Kushagra Verma, a Skyline High School senior, agrees. He considers public transportation to be a critical enhancement of quality of life for teens.
“I definitely think that public transformation could be better,” said Verma. “Before I could drive, I had to rely on parents unless I could walk or bike there.”
Marie Hunt, 59, who is a single mom of two teens and a young adult, considers her own quality of life to be good but could empathize with the experience of her children. She echoed that the quality of life for non-driving teens was low, because there are very few entertainment options in Sammamish, and they cannot drive out of the city to get to them. She would prefer more commercial activity to be placed in the middle of the city, between the three high schools.
“If you do it in the Town Center, then the way we have those three high schools so close together, it is within reasonable access for them to get there,” Hunt said. “I would love to go there on a weekend. While my kids are doing laser tag, I could go bowling with my friends.”
Hunt specifically referred to the Sammamish Town Center, a planned development near City Hall that includes retail, office space and housing.
Matthew Samwick, the operating manager at Innovation Realty Partners LLC., the organization currently developing the site, believes the Town Center is a very viable solution to deliver on many of the residents’ expressed desires.

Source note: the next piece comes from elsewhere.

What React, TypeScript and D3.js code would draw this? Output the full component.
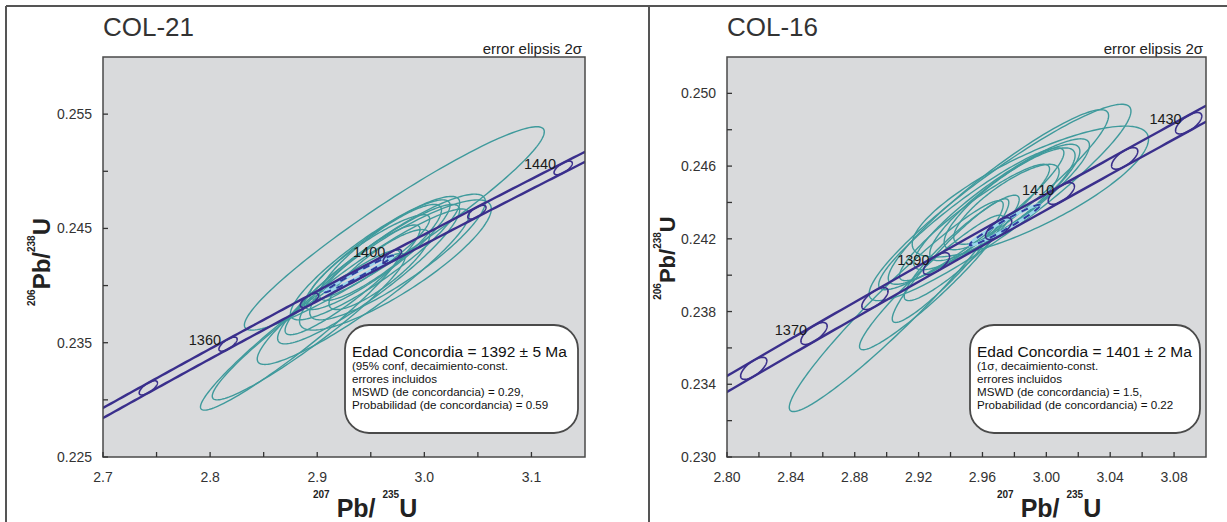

According to Samwick, current plans include retail space on the ground floor of two apartment buildings. Teenagers are one of his target groups, with a plan to create space where they can gather and hang out, including coffee and ice cream shops. Overall, his intention is to bring restaurants at varying price points, styles and cuisines.
There are also ongoing discussions to integrate public transportation into the development, including a new, multi-modal transit center. The goal is to make it easy for everyone to get to and from Sammamish. King County Metro has agreed to serve the Town Center already once a transit hub is built as part of the development, with routes to be determined later.
“Sammamish is already a fantastic place to live and with the addition of something that addresses the quality of life, it would become an even better place to live,” Samwick said.
The current plan is to build the Town Center development in several phases, but the COVID-19 pandemic has delayed the entitlement process by a few months. Samwick hopes to get the entitlements by 2021 to begin construction, especially as more people work from home and demand for these dining and entertainment options grow.
Of course, for some residents, the quality of life is already very high, and they do not want that to change. Gale Paul, who is in her late 60s, said “all of my needs are being met.” She has lived in this area for more than three decades. She appreciates a community where her neighbors’ are kind to each other. For instance, they help her clear her driveway when it snows.
Local volunteer organizations, such as Eastside Friends of Seniors, add to her quality of life by offering free rides for her to get to doctors’ appointments. She believes that it is the quality of life in Sammamish that is already attracting people from all over the world to move here, enhancing the diversity of the community. However, she did have one desire.
“I am perfectly happy with the way Sammamish is right now except for the fact that there isn’t a hardware store nearby,” Paul said.